Hay cosas que no pueden ser. No se puede matar fiscales, jueces, policías y soldados, quedando el crimen en la impunidad. Investigación, captura y juicio debe ser la regla general ante cualquier crimen. Pero en el caso de quienes protegen y defienden derechos, ese proceso debe tener una urgencia y exigencia especial. No porque sean ciudadanos de rango especial, sino porque el adecuado proceso de investigación y juicio es la única manera de defender a quienes defienden. Pero tampoco se le puede decir a la ciudadanía que 25 pandilleros atacan con armas largas a 5 soldados y que en el enfrentamiento mueren 9 de los primeros mientras los soldados resultan ilesos. Desde hace meses, se repiten noticias parecidas. Se reporta que policías o soldados son víctimas de ataques y emboscadas, y que al repeler el asalto matan a cinco o más de los atacantes sin sufrir bajas. Si un solo caso contado de esa manera resulta increíble, varios hacen sospechar que existe una política de exterminio de supuestos o reales delincuentes. Quiénes alientan o permiten ese proceder, violando así derechos básicos de una democracia, es una pregunta que debe hacerse cualquier persona civilizada, cualquiera que esté en contra del imperio de la barbarie. Es una pregunta que deben hacérsela, sobre todo, las autoridades del país, de tantas maneras ensangrentado.
La vida humana es sagrada. Nuestra Constitución declara ilegal la pena de muerte. Pero la destrucción de vidas continúa como plaga y epidemia enlutando a El Salvador. No se trata de dilucidar si unas vidas valen más que otras, o si unas muertes son justas y otras injustas. El hecho es que el homicidio está demasiado presente en nuestro panorama social. Y que el rechazo debe ser más unánime, permanente y claro. No puede ser que usemos la situación de inseguridad como un arma política, partido contra partido, aunque sí debamos criticar de un modo sistemático todo tipo de violencia y todo tipo de impunidad. No puede ser que dejemos a la Policía indefensa frente al crimen, como tampoco es tolerable la impunidad en la que quedan la mayoría de los asesinatos. Ver la realidad brutal en la que vivimos, sin disculpas ni paliativos, sin culparse unos a otros, y poner los recursos para enfrentar la violencia es de total urgencia tanto en el campo de la justicia como en el de la ética y la responsabilidad.

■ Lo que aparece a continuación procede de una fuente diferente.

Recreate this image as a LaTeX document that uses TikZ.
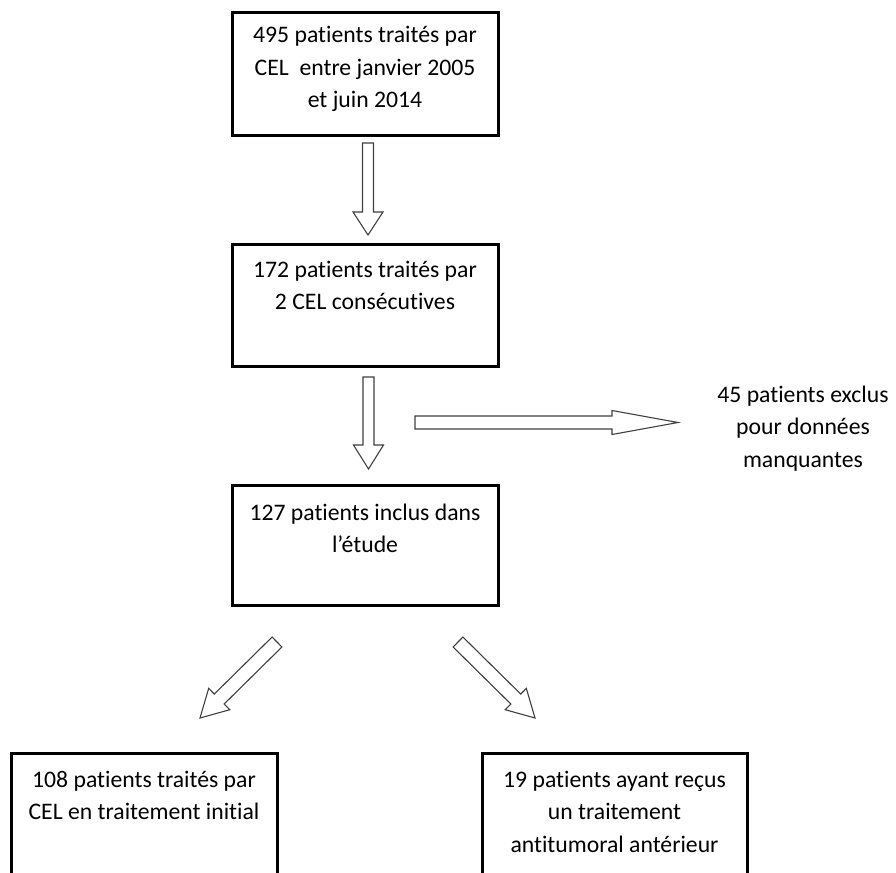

Es probable que el esfuerzo por vencer la violencia tenga a veces momentos de lentitud insoportables. Pero la situación actual es, en número de homicidios, muy parecida a la de los últimos cincuenta años. Desde la década de los sesenta, incluso en los años más pacíficos, la tasa de homicidios no ha sido menor del triple de lo que se considera una epidemia. Epidemia de homicidios, epidemia de heridos en intento de homicidio, epidemia de dolor, depresión y angustia ante la muerte injusta de un ser querido. Esto no es lentitud, es inacción. Porque continuamos sin llevar los medios a los niveles requeridos por la dureza de la epidemia. Como en muchas otras cosas, nos limitamos a promulgar leyes sin fortalecer instituciones. Hablamos de derechos universales, pero estratificamos a nuestra población en niveles de riesgo y de seguridad diferentes. Hay viviendas seguras y viviendas vulnerables. Hay centros comerciales tranquilos y mercados peligrosos. Calles sin puntos de asalto y zonas de difícil tránsito a determinadas horas. Y casi todo determinado por el nivel económico o el estatus social. Casi como si viviéramos en dos o tres países distintos que conviven en este diminuto territorio, al igual que conviven salarios tan diferentes, medicina tan desigual y de diverso nivel, educación tan segregadora, pensamientos tan clasistas.
El Estado tiene que hacer un esfuerzo especial por proteger a quienes tienen la tarea de protegernos, pero tiene también que controlar cualquier exceso de fuerza en la persecución del crimen. Porque el exceso de fuerza, al final, acaba dejando al ciudadano más desprotegido. Y especialmente deja en una peor situación al pobre y al excluido, porque el exceso de fuerza estatal rara vez se hace presente en los barrios privilegiados. Con frecuencia vemos en los periódicos fotos de grupos de jóvenes descamisados, a veces relativamente numerosos, detenidos por la Policía. Pero nunca vemos que esa situación se dé en colonias como Santa Elena o en las un tanto más modestas, pero bien amuralladas, protegidas y cuidadas colonias de clase media alta. Las muertes masivas, que deben ser investigadas a fondo, no ocurren en zonas de confort. Tomarse en serio los problemas de exclusión; invertir en la gente; dialogar sobre las vías de desarrollo (hasta ahora generadoras de exclusión y desigualdad); apostarle a la juventud son tareas urgentes e indispensables para vencer la violencia. Controlar la fuerza estatal, investigar a fondo hechos que apuntan a ejecuciones sumarias, es también necesario.